Харрис смерил напарника холодным взглядом:
— Мог бы найти кухонный нож и прикончить его.
Риддл предложил вернуться и доделать начатое, но в этот момент настроенное все же на полицейскую волну радио передало сообщение о стрельбе. Риддл нажал на газ и понесся по темным переулкам. Опасаясь попасться патрульным с «грязным» стволом, Харрис выбросил револьвер в окно, и после этого они принялись ругаться, перекладывая друг на друга вину. Радионовости добили их: Гейнс остался жив.
Это был самый неудачный налет за всю криминальную историю округа. Возле дома Гейнса обнаружили четкие отпечатки следов, а через пару дней в местной газете «Виндикатор» появился фоторобот подозреваемого.
Однако следствие пришло к выводу, что за этим преступлением не мог стоять Стролло — именно потому, что его подручные, мол, не наделали бы столько ошибок. Даже сам Гейнс говорил друзьям, что, если бы налет организовала «семья», он был бы уже мертв.
Бэтчо вскоре отважился выйти из укрытия, хотя еще некоторое время продолжал ходить загримированный. В общем, казалось, что преступники в очередной раз уйдут от наказания.
Однако через несколько месяцев, весной 1997 года, в доме прокурора раздался телефонный звонок.
— Пол Гейнс? — спросил женский голос.
— Это я, — ответил он. — Кто вы?
— Я знаю, кто в вас стрелял, — сказала женщина.
Она перечислила такие подробности преступления, которые могли быть известны лишь действительно посвященным. Гейнс обратился к Кронеру и другим агентам ФБР — они уже три года вели операцию против организованной преступности в долине Мэхонинг. На следующий день Кронер со своими людьми наведался к звонившей. Это оказалась бывшая подружка одного из сообщников убийц.
— Я знаю все, — утверждала она. — Мне известно, кого еще они убили.
Ее информация вывела следствие на трех убийц и впервые в истории округа помогла распутать преступление, совершенное мафией. Кронер и агенты ФБР вскрыли криминальную сеть, масштабы которой казались невероятными для наших дней. Власти сами не ожидали обнаружить такое — округ был насквозь криминализирован, здесь на протяжении столетия всем заправляла мафия, она контролировала практически всю общественную жизнь.

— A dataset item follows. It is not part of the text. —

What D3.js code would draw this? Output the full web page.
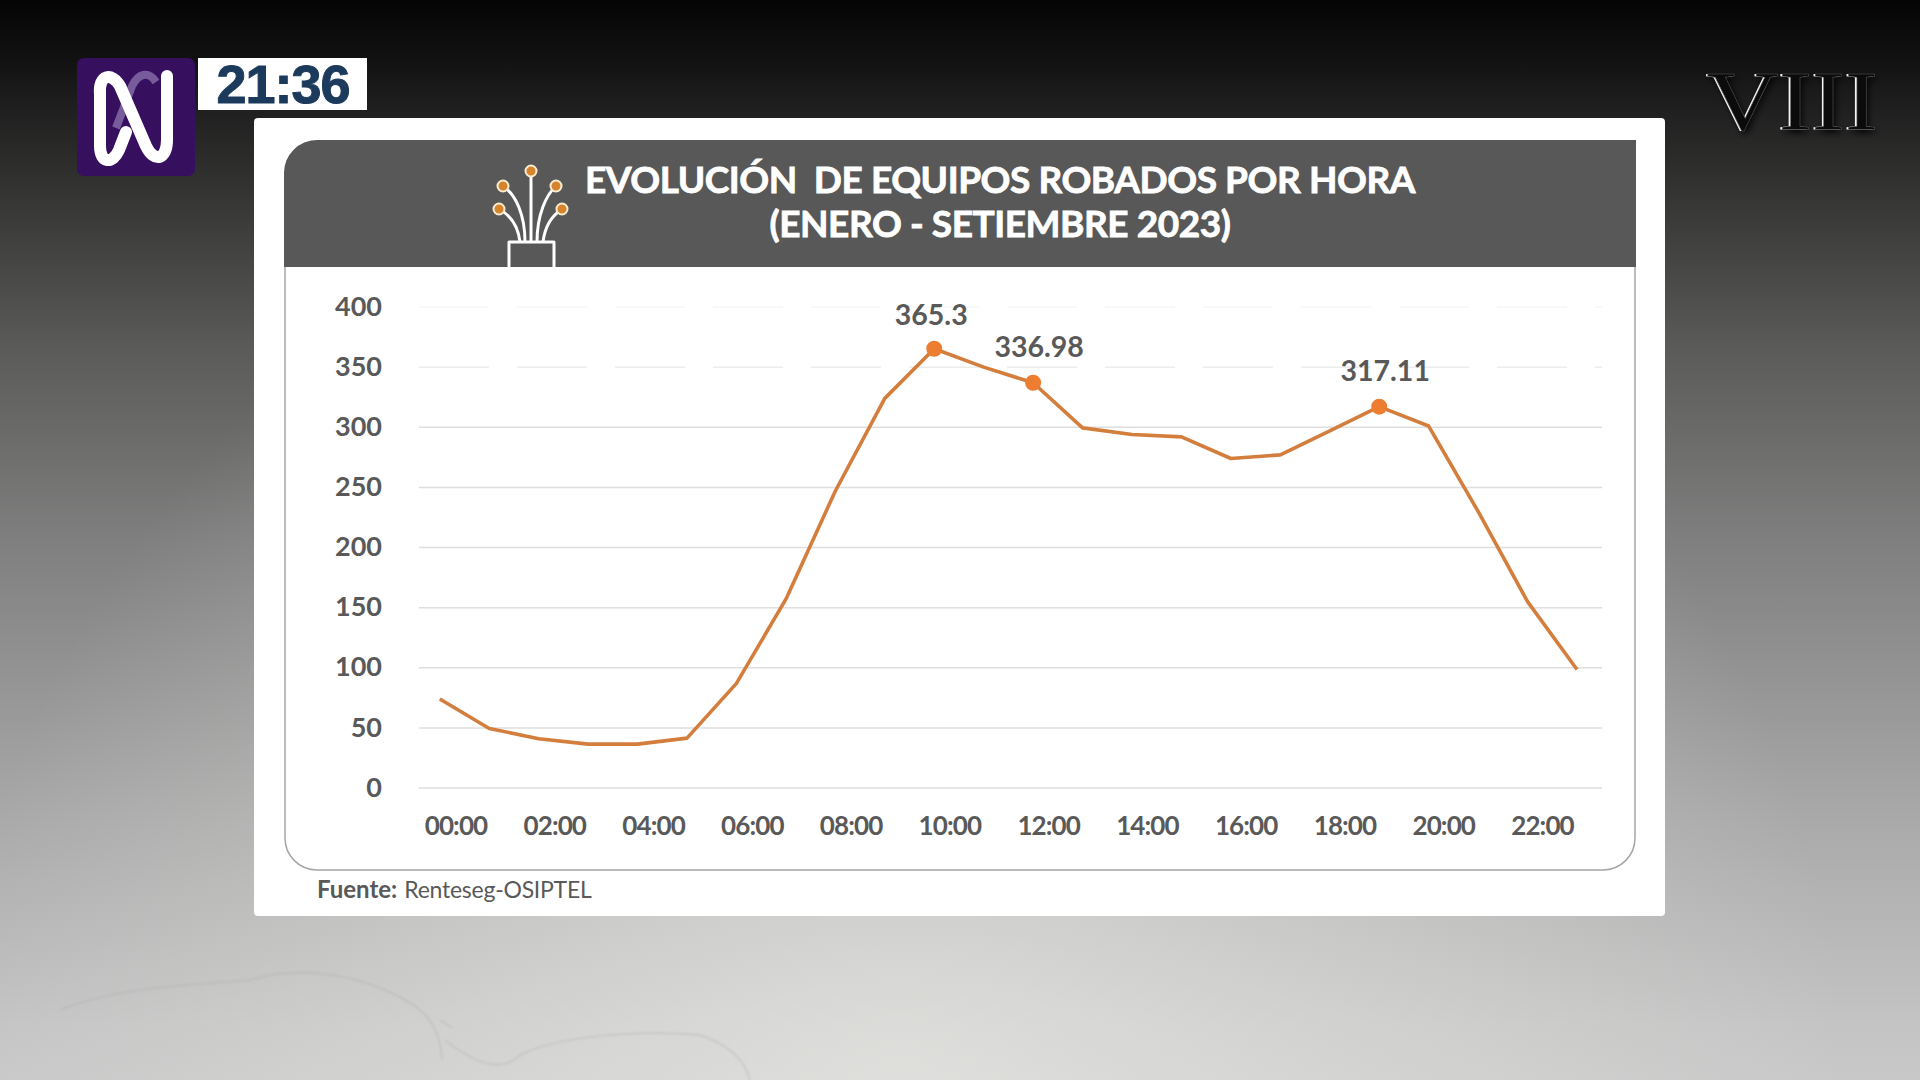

Коррумпированной оказалась вся верхушка администрации. Мафия распоряжалась всеми городскими чиновниками, архитектором, инженером, полицейскими, адвокатами, прокурорами, судьями и даже прежним помощником федерального прокурора Соединенных Штатов.
К июлю 2000 года ФБР добилось более семи десятков приговоров, и Кронер с его людьми подбирался к самому могущественному политику региона: в его распоряжении оказалась пленка, на которой этот человек двадцатью годами ранее вел переговоры с мафией. Все эти годы конгрессмен Джеймс Трафикант ухитрялся сохранять свой пост, и ФБР не могло подобраться к нему. Ныне долина Мэхонинг — один из самых отсталых районов США, но в свое время здесь начался экономический бум, и именно с ним был связан расцвет местной мафии.
В первой половине XX века долина была центром бурно развивавшейся металлургической индустрии. Заводы работали круглосуточно, прибывали тысячи иммигрантов — поляки, чехи, словаки и итальянцы, — верившие, что за океаном они обрели новый Рур, а тем временем организовывались и рэкетиры в уверенности, что нашли свое собственное маленькое Чикаго. Как грибы после дождя появлялись кабачки, где металлурги пили и играли в барбут — турецкую игру в кости, а заправляли всем этим «капо» в белых широкополых шляпах, вооруженные стилетами. В Янгстауне были все те условия, которые позволили мафии развернуться в Чикаго, Буффало и Детройте: растущее население, состоявшее преимущественно из привычных к насилию и покорных иммигрантов, экономический бум и покладистые местные политики и полиция.
Однако для того, чтобы здесь образовалась собственная «семья», Янгстаун был все же маловат, и к 1950-му, когда рэкет начал приносить многие миллионы долларов, за контроль над регионом вступили в схватку «семьи» Питтсбурга и Кливленда. Грозным предупреждением для тех, кто занял не ту сторону в этой борьбе, прозвучали взрывы автомобилей и магазинов. На местной радиостанции повторялись обращения к общественности: «Предотвратите взрыв!»
В 1963 году «Сатердей ивнинг пост» писала: «Официальные лица уже не скрывают своих связей с преступным миром. Рэкетиров берут под арест крайне редко, еще реже судят, а уж о суровых приговорах мы и вовсе забыли». Тогда-то у региона и появилось прозвище Краймтаун. Так окрестили его газетчики.